Can you see why these relations hold?

Now solve the equations. You get $p = \frac{36}{73}$.

Answer 4

Let the probability of A winning from start be $s$, and from the brink of winning be $t$, then by symmetry, the corresponding state probabilities for $B$ will be $(1-s)\;$ and$\; (1-t)$, and a first step analysis gives

$\displaylines{s = \frac56(1-s) +\frac16(1-t)\\(1-s)=\frac56s +\frac16t\\(1-t) = \frac16\cdot0 +\frac46s +\frac16t}$

[Note: The zero multiplier in the last equation is because we want to find $\Bbb P$($A$ wins), so $B$ can't be allowed to win]

Wolfram gives the answer as $s= \frac{36}{73}, t = \frac{42}{73}$

Answer 5

This is my attempt at using Markov chains to solve the problem.

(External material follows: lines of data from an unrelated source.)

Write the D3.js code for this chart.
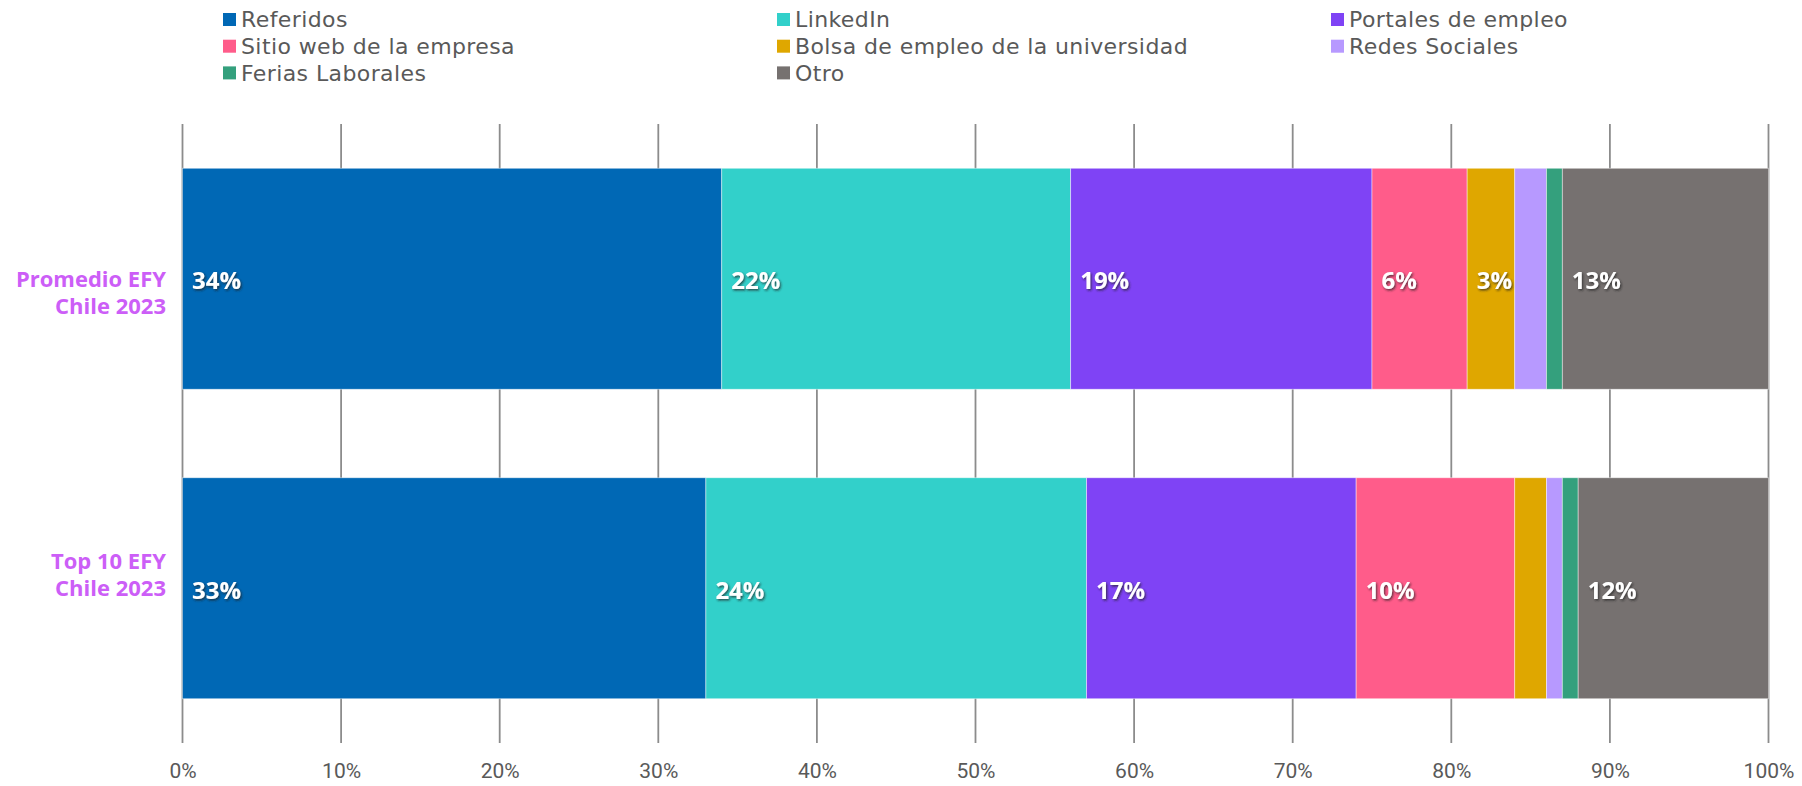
<!DOCTYPE html>
<html>
<head>
<meta charset="utf-8">
<script src="https://d3js.org/d3.v7.min.js"></script>
<style>
  body { margin: 0; background: #fff; }
  text { font-family: "Open Sans", sans-serif; }
</style>
</head>
<body>
<script>
// data
var categories = ['Promedio EFY Chile 2023', 'Top 10 EFY Chile 2023'];
var categoryLines = [['Promedio EFY', 'Chile 2023'], ['Top 10 EFY', 'Chile 2023']];
var seriesNames = ['Referidos', 'LinkedIn', 'Portales de empleo', 'Sitio web de la empresa',
  'Bolsa de empleo de la universidad', 'Redes Sociales', 'Ferias Laborales', 'Otro'];
var promedioValues = [34, 22, 19, 6, 3, 2, 1, 13];
var top10Values = [33, 24, 17, 10, 2, 1, 1, 12];
var seriesColors = ['#0068b5', '#32d0ca', '#7f43f5', '#ff5c8a', '#dfa700', '#b799ff', '#34a07d', '#767170'];
var xTickValues = [0, 10, 20, 30, 40, 50, 60, 70, 80, 90, 100];

var width = 1802,
    height = 786;

var plotLeft = 182.5, plotRight = 1768.5, plotTop = 124, plotBottom = 743;

var svg = d3.select('body').append('svg')
    .attr('width', width)
    .attr('height', height);

var defs = svg.append('defs');
defs.append('filter')
    .attr('id', 'shadow')
    .attr('x', '-20%').attr('y', '-20%')
    .attr('width', '140%').attr('height', '140%')
  .append('feDropShadow')
    .attr('dx', 1.2).attr('dy', 1.5)
    .attr('stdDeviation', 0.9)
    .attr('flood-color', '#222')
    .attr('flood-opacity', 0.75);

// build rows for the stack
var valuesByCategory = [promedioValues, top10Values];
var table = categories.map(function(c, i){
  var row = {category: c};
  seriesNames.forEach(function(s, j){ row[s] = valuesByCategory[i][j]; });
  return row;
});
var stacked = d3.stack().keys(seriesNames)(table);

var x = d3.scaleLinear().domain([0, 100]).range([plotLeft, plotRight]);
var y = d3.scaleBand().domain(categories).range([plotTop, plotBottom])
    .paddingInner(0.286).paddingOuter(0.143);
var color = d3.scaleOrdinal().domain(seriesNames).range(seriesColors);

// gridlines
svg.append('g').selectAll('line')
    .data(xTickValues)
  .enter().append('line')
    .attr('x1', function(d){ return x(d); })
    .attr('x2', function(d){ return x(d); })
    .attr('y1', plotTop)
    .attr('y2', plotBottom)
    .style('stroke', '#8c8c8c')
    .style('stroke-width', 1.8);

// bars
var layers = svg.append('g').selectAll('g')
    .data(stacked)
  .enter().append('g')
    .style('fill', function(d){ return color(d.key); });

layers.selectAll('rect')
    .data(function(d){ return d; })
  .enter().append('rect')
    .attr('x', function(d){ return x(d[0]); })
    .attr('width', function(d){ return x(d[1]) - x(d[0]); })
    .attr('y', function(d){ return y(d.data.category); })
    .attr('height', y.bandwidth())
    .style('stroke', '#fff')
    .style('stroke-opacity', 0.55)
    .style('stroke-width', 0.8);

// value labels (small segments stay unlabeled)
layers.selectAll('text')
    .data(function(d){ return d.filter(function(p){ return p[1] - p[0] >= 3; }); })
  .enter().append('text')
    .attr('x', function(d){ return x(d[0]) + 9.5; })
    .attr('y', function(d){ return y(d.data.category) + y.bandwidth() / 2 + 2; })
    .attr('dy', '0.35em')
    .attr('filter', 'url(#shadow)')
    .style('fill', '#fff')
    .style('font-size', '24px')
    .style('font-weight', 700)
    .text(function(d){ return Math.round(d[1] - d[0]) + '%'; });

// category labels
var lineShift = [0, -1];
var catLabels = svg.append('g').selectAll('text')
    .data(categories)
  .enter().append('text')
    .attr('text-anchor', 'end')
    .style('fill', '#cc5ef7')
    .style('font-size', '22px')
    .style('font-weight', 700);

catLabels.selectAll('tspan')
    .data(function(d, i){
      return categoryLines[i].map(function(t, j){ return {text: t, cat: d, line: j + lineShift[i]}; });
    })
  .enter().append('tspan')
    .attr('x', 166)
    .attr('y', function(d){ return y(d.cat) + y.bandwidth() / 2 + d.line * 27; })
    .attr('dy', '0.36em')
    .text(function(d){ return d.text; });

// x axis labels
var xAxis = d3.axisBottom(x)
    .tickValues(xTickValues)
    .tickSize(0)
    .tickPadding(0)
    .tickFormat(function(d){ return d + '%'; });

var axisG = svg.append('g')
    .attr('transform', 'translate(0,' + 763 + ')')
    .call(xAxis);
axisG.select('.domain').remove();
axisG.selectAll('text')
    .style('font-family', 'Roboto, sans-serif')
    .style('font-size', '21px')
    .style('fill', '#595959');

// legend, three columns
var legend = svg.append('g').selectAll('g')
    .data(seriesNames)
  .enter().append('g')
    .attr('transform', function(d, i){
      return 'translate(' + (223 + (i % 3) * 554) + ',' + (19.5 + Math.floor(i / 3) * 26.7) + ')';
    });

legend.append('rect')
    .attr('x', 0)
    .attr('y', -6.5)
    .attr('width', 13)
    .attr('height', 13)
    .style('fill', function(d){ return color(d); });

legend.append('text')
    .attr('x', 18)
    .attr('dy', '0.35em')
    .style('font-family', '"DejaVu Sans", sans-serif')
    .style('font-size', '22px')
    .style('letter-spacing', '0.4px')
    .style('fill', '#595959')
    .text(function(d){ return d; });
</script>
</body>
</html>
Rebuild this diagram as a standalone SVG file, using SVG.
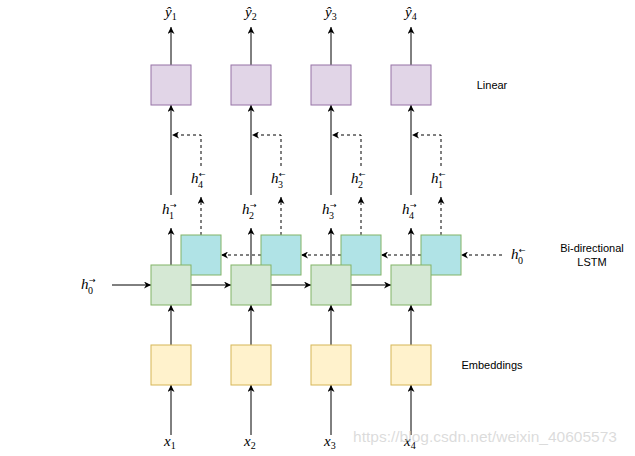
<svg xmlns="http://www.w3.org/2000/svg" width="635" height="456" viewBox="0 0 635 456">
<defs>
<marker id="ah" viewBox="0 0 10 10" refX="10" refY="5" markerWidth="7" markerHeight="7" markerUnits="userSpaceOnUse" orient="auto">
<path d="M0,0 L10,5 L0,10 L3,5 Z" fill="#000"/>
</marker>
<style>
.ln{stroke:#000;stroke-width:1;fill:none;marker-end:url(#ah)}
.ds{stroke:#000;stroke-width:1;fill:none;stroke-dasharray:3 3}
.dsa{stroke:#000;stroke-width:1;fill:none;stroke-dasharray:3 3;marker-end:url(#ah)}
.lin{fill:#e1d5e7;stroke:#9673a6}
.cy{fill:#b0e3e6;stroke:#82b366}
.gr{fill:#d5e8d4;stroke:#82b366}
.ye{fill:#fff2cc;stroke:#d6b656}
.m{font-family:"Liberation Serif","DejaVu Serif",serif;font-style:italic;font-size:15px;fill:#000}
.s{font-family:"Liberation Serif","DejaVu Serif",serif;font-style:normal;font-size:10px}
.a{font-family:"DejaVu Sans","Liberation Sans",sans-serif;font-style:normal;font-size:8px}
.t{font-family:"Liberation Sans",Arial,sans-serif;font-size:11px;fill:#000;text-anchor:middle}
</style>
</defs>
<g id="connectors">
<!-- outputs -->
<path class="ln" d="M171,65 V27"/><path class="ln" d="M251,65 V27"/><path class="ln" d="M331,65 V27"/><path class="ln" d="M411,65 V27"/>
<!-- forward h to linear -->
<path class="ln" d="M171,195 V105"/><path class="ln" d="M251,195 V105"/><path class="ln" d="M331,195 V105"/><path class="ln" d="M411,195 V105"/>
<!-- green to h label -->
<path class="ln" d="M171,265 V228"/><path class="ln" d="M251,265 V228"/><path class="ln" d="M331,265 V228"/><path class="ln" d="M411,265 V228"/>
<!-- cyan to h label (dashed) -->
<path class="dsa" d="M201,235 V197"/><path class="dsa" d="M281,235 V197"/><path class="dsa" d="M361,235 V197"/><path class="dsa" d="M441,235 V197"/>
<!-- backward label to linear line -->
<path class="dsa" d="M201,166 V135 H172"/><path class="dsa" d="M281,166 V135 H252"/><path class="dsa" d="M361,166 V135 H332"/><path class="dsa" d="M441,166 V135 H412"/>
<!-- forward recurrence -->
<path class="ln" d="M112,285 H151"/><path class="ln" d="M191,285 H231"/><path class="ln" d="M271,285 H311"/><path class="ln" d="M351,285 H391"/>
<!-- backward recurrence -->
<path class="dsa" d="M502,255 H461"/><path class="dsa" d="M421,255 H381"/><path class="dsa" d="M341,255 H301"/><path class="dsa" d="M261,255 H221"/>
<!-- embeddings to green -->
<path class="ln" d="M171,345 V305"/><path class="ln" d="M251,345 V305"/><path class="ln" d="M331,345 V305"/><path class="ln" d="M411,345 V305"/>
<!-- inputs -->
<path class="ln" d="M171,435 V385"/><path class="ln" d="M251,435 V385"/><path class="ln" d="M331,435 V385"/><path class="ln" d="M411,435 V385"/>
</g>
<g id="linear1"><rect class="lin" x="151" y="65" width="40" height="40"/></g>
<g id="linear2"><rect class="lin" x="231" y="65" width="40" height="40"/></g>
<g id="linear3"><rect class="lin" x="311" y="65" width="40" height="40"/></g>
<g id="linear4"><rect class="lin" x="391" y="65" width="40" height="40"/></g>
<g id="bw1"><rect class="cy" x="181" y="235" width="40" height="40"/></g>
<g id="bw2"><rect class="cy" x="261" y="235" width="40" height="40"/></g>
<g id="bw3"><rect class="cy" x="341" y="235" width="40" height="40"/></g>
<g id="bw4"><rect class="cy" x="421" y="235" width="40" height="40"/></g>
<g id="fw1"><rect class="gr" x="151" y="265" width="40" height="40"/></g>
<g id="fw2"><rect class="gr" x="231" y="265" width="40" height="40"/></g>
<g id="fw3"><rect class="gr" x="311" y="265" width="40" height="40"/></g>
<g id="fw4"><rect class="gr" x="391" y="265" width="40" height="40"/></g>
<g id="emb1"><rect class="ye" x="151" y="345" width="40" height="40"/></g>
<g id="emb2"><rect class="ye" x="231" y="345" width="40" height="40"/></g>
<g id="emb3"><rect class="ye" x="311" y="345" width="40" height="40"/></g>
<g id="emb4"><rect class="ye" x="391" y="345" width="40" height="40"/></g>
<g id="labels-y">
<text class="m" x="165" y="17">ŷ<tspan class="s" dy="3">1</tspan></text>
<text class="m" x="245" y="17">ŷ<tspan class="s" dy="3">2</tspan></text>
<text class="m" x="325" y="17">ŷ<tspan class="s" dy="3">3</tspan></text>
<text class="m" x="405" y="17">ŷ<tspan class="s" dy="3">4</tspan></text>
</g>
<g id="labels-hf">
<text class="m" x="162" y="214">h<tspan class="a" x="170" y="208">→</tspan><tspan class="s" x="169" y="219">1</tspan></text>
<text class="m" x="242" y="214">h<tspan class="a" x="250" y="208">→</tspan><tspan class="s" x="249" y="219">2</tspan></text>
<text class="m" x="322" y="214">h<tspan class="a" x="330" y="208">→</tspan><tspan class="s" x="329" y="219">3</tspan></text>
<text class="m" x="402" y="214">h<tspan class="a" x="410" y="208">→</tspan><tspan class="s" x="409" y="219">4</tspan></text>
<text class="m" x="81" y="289">h<tspan class="a" x="89" y="283">→</tspan><tspan class="s" x="88" y="294">0</tspan></text>
</g>
<g id="labels-hb">
<text class="m" x="191" y="183">h<tspan class="a" x="199" y="177">←</tspan><tspan class="s" x="198" y="188">4</tspan></text>
<text class="m" x="271" y="183">h<tspan class="a" x="279" y="177">←</tspan><tspan class="s" x="278" y="188">3</tspan></text>
<text class="m" x="351" y="183">h<tspan class="a" x="359" y="177">←</tspan><tspan class="s" x="358" y="188">2</tspan></text>
<text class="m" x="431" y="183">h<tspan class="a" x="439" y="177">←</tspan><tspan class="s" x="438" y="188">1</tspan></text>
<text class="m" x="511" y="259">h<tspan class="a" x="519" y="253">←</tspan><tspan class="s" x="518" y="264">0</tspan></text>
</g>
<g id="labels-x">
<text class="m" x="164" y="446">x<tspan class="s" dy="3">1</tspan></text>
<text class="m" x="244" y="446">x<tspan class="s" dy="3">2</tspan></text>
<text class="m" x="324" y="446">x<tspan class="s" dy="3">3</tspan></text>
<text class="m" x="404" y="446">x<tspan class="s" dy="3">4</tspan></text>
</g>
<g id="layer-labels">
<text class="t" x="492" y="89">Linear</text>
<text class="t" x="592" y="252">Bi-directional</text>
<text class="t" x="592" y="266">LSTM</text>
<text class="t" x="492" y="369">Embeddings</text>
</g>
<text x="353" y="442" font-family="Liberation Sans,Arial,sans-serif" font-size="15" fill="#d0d0d0" fill-opacity="0.75" textLength="264" lengthAdjust="spacingAndGlyphs">https://blog.csdn.net/weixin_40605573</text>
</svg>
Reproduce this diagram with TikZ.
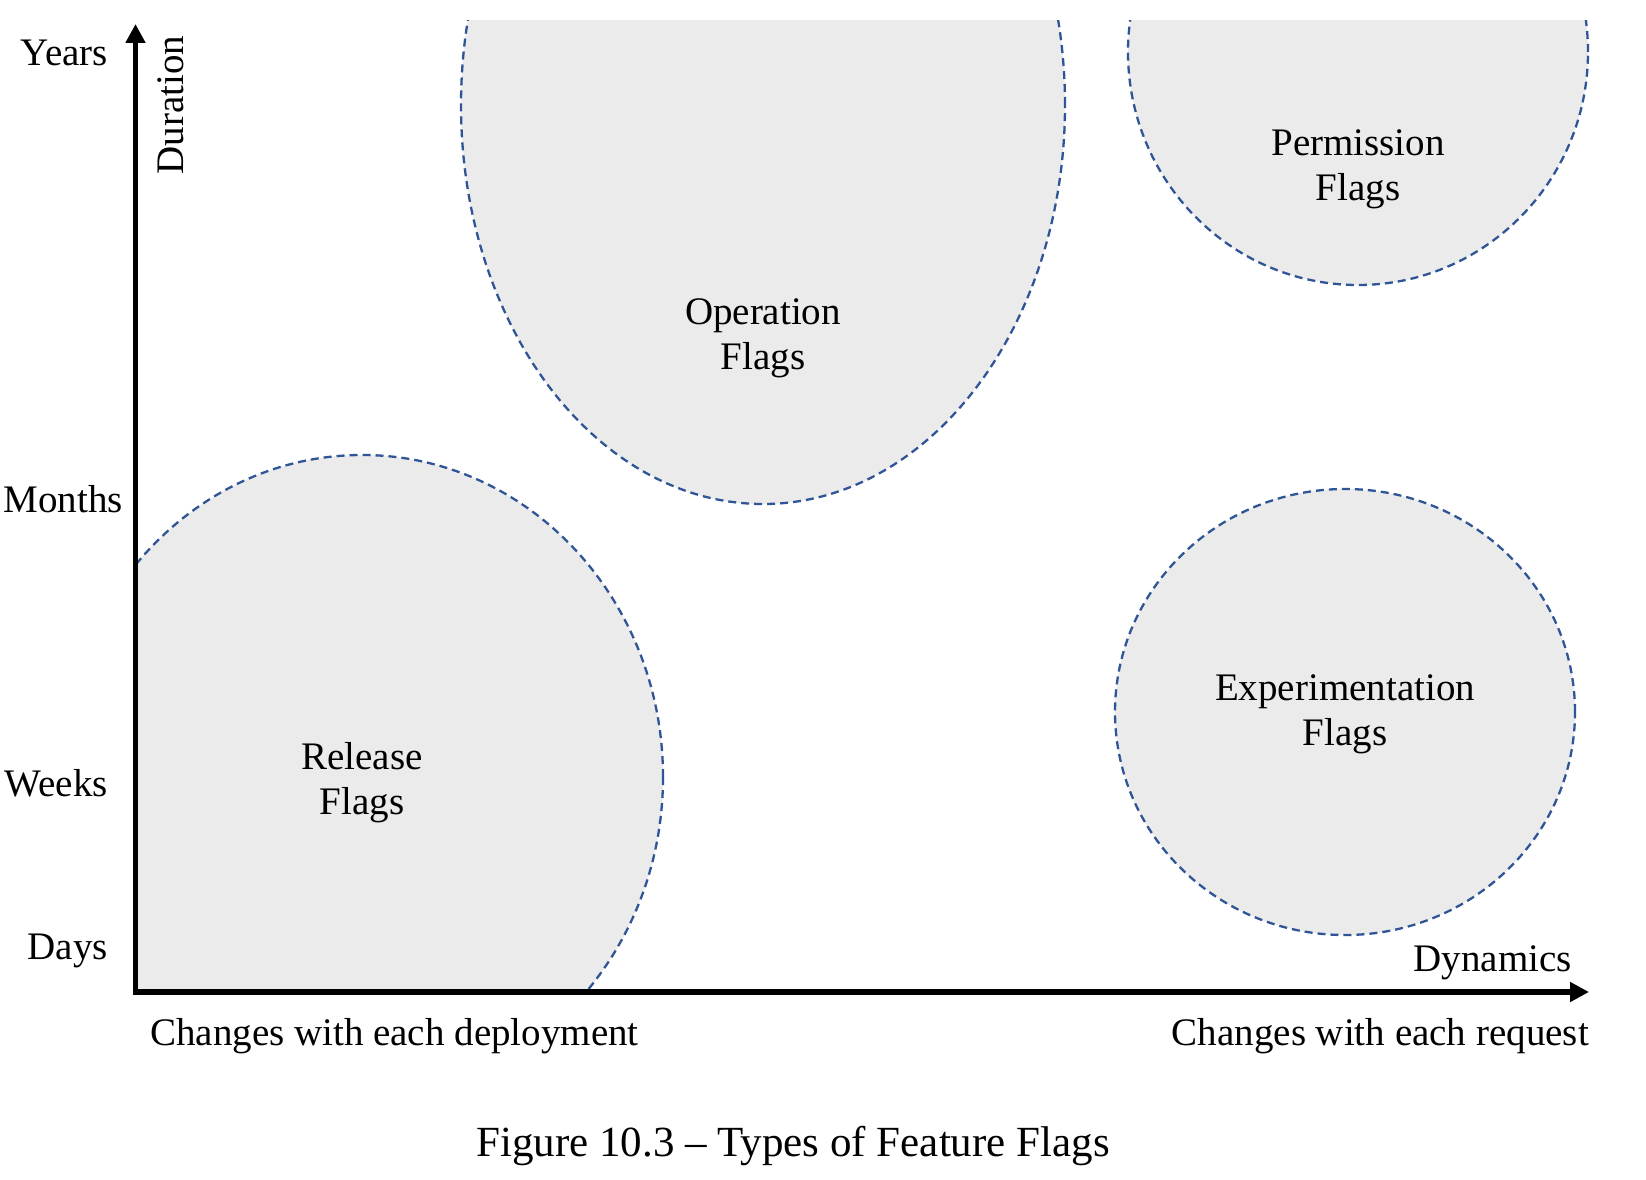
\documentclass[tikz,border=0pt]{standalone}
\usepackage{fontspec}
\setmainfont{Liberation Serif}
\usetikzlibrary{arrows.meta,shapes.geometric}
\definecolor{flagfill}{RGB}{235,235,235}
\definecolor{flagline}{RGB}{47,85,151}
\begin{document}
\begin{tikzpicture}[x=1pt,y=-1pt,
  lbl/.style={font=\fontsize{39}{45}\selectfont, inner sep=0pt},
  flaglbl/.style={font=\fontsize{39}{45}\selectfont, inner sep=0pt, align=center},
  region/.style={shape=ellipse, draw=flagline, fill=flagfill, line width=2.3pt,
    dash pattern=on 8pt off 5pt, inner sep=0pt},
  axis/.style={line width=5.5pt, {Triangle[length=19pt,width=19pt]}-{Triangle[length=19pt,width=19pt]}}
]
\useasboundingbox[fill=white] (0,0) rectangle (1646,1180);

% flag regions, cut off by the plot area
\begin{scope}
  \clip (135.5,21) rectangle (1646,992);
  \node[region, minimum width=602pt, minimum height=644pt] (rel) at (362,777) {};
  \node[region, minimum width=604pt, minimum height=798pt] (op) at (763,105) {};
  \node[region, minimum width=460pt, minimum height=466pt] (perm) at (1358,52) {};
  \node[region, minimum width=460pt, minimum height=446pt] (exp) at (1345,712) {};
\end{scope}

\node[flaglbl] (reltxt) at (362,783) {Release\\Flags};
\node[flaglbl] (optxt) at (763,338) {Operation\\Flags};
\node[flaglbl] (permtxt) at (1358,169) {Permission\\Flags};
\node[flaglbl] (exptxt) at (1345,714) {Experimentation\\Flags};

% axes
\coordinate (ytip) at (135.5,24);
\coordinate (origin) at (135.5,992);
\coordinate (xtip) at (1589,992);
\draw[axis] (ytip) -- (origin) -- (xtip);

% axis labels
\node[lbl, anchor=base east] (years) at (108,66) {Years};
\node[lbl, anchor=base east] (months) at (123,512) {Months};
\node[lbl, anchor=base east] (weeks) at (108,796) {Weeks};
\node[lbl, anchor=base east] (days) at (108,959) {Days};
\node[lbl, rotate=90] (duration) at (171,105) {Duration};
\node[lbl, anchor=base east] (dyn) at (1572,971) {Dynamics};
\node[lbl, anchor=base west] (deploy) at (150,1045) {Changes with each deployment};
\node[lbl, anchor=base east] (request) at (1589,1045) {Changes with each request};

\node[inner sep=0pt, font=\fontsize{43}{50}\selectfont, anchor=base] (caption) at (793,1156) {Figure 10.3 – Types of Feature Flags};
\end{tikzpicture}
\end{document}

Following one of the answers posted, we have $4$ active states and $2$ absorbing states.

Let the $4$ active states be $(A, 0)$, $(A, 1)$, $(B, 0)$ and $(B, 1)$, where

$(A,0)$ is the state in which it is $A$'s turn and the prior flip was not a $1$,

$(A,1)$ is the state in which it is $A$'s turn and the prior flip was a $1$,

$(B,0)$ is the state in which it is $B$'s turn and the prior flip was not a $1$ and

$(B,1)$ is the state in which it is $B$'s turn and the prior flip was a $1$.

Let the $2$ absorbing states be $(A)$ and $(B)$, where

$(A)$ is the state in which $A$ wins and

$(B)$ is the state in which $B$ wins.

Note also that $(A, 0)$ shall be the state in which the game starts.

In order of $(A, 0)$, $(A, 1)$, $(B, 0)$, $(B, 1)$, $(A)$ and $(B)$, the corresponding transition matrix shall be

$$T = \begin{pmatrix} 0 & 0 & \frac 5 6 & \frac 1 6 & 0 & 0 \\ 0 & 0 & \frac 4 6 & \frac 1 6 & \frac 1 6 & 0\\ \frac 5 6 & \frac 1 6 & 0 & 0 & 0 & 0 \\ \frac 4 6 & \frac 1 6 & 0 & 0 & 0 & \frac 1 6 \\ 0 & 0 & 0 & 0 & 1 & 0 \\ 0 & 0 & 0 & 0 & 0 & 1 \\ \end{pmatrix}.$$

Then, we are simply interested in $T^n_{1, 5}$ as $n \rightarrow \infty$, which can be easily computed to give approximately $0.493$, as required.

P.S. This is my very first time working with Markov chains and all of my learning regarding this concept is independent, so do feel free to provide any comments on how I can improve my working! I do believe I will be covering Markov chains soon, so this could be a nice head start!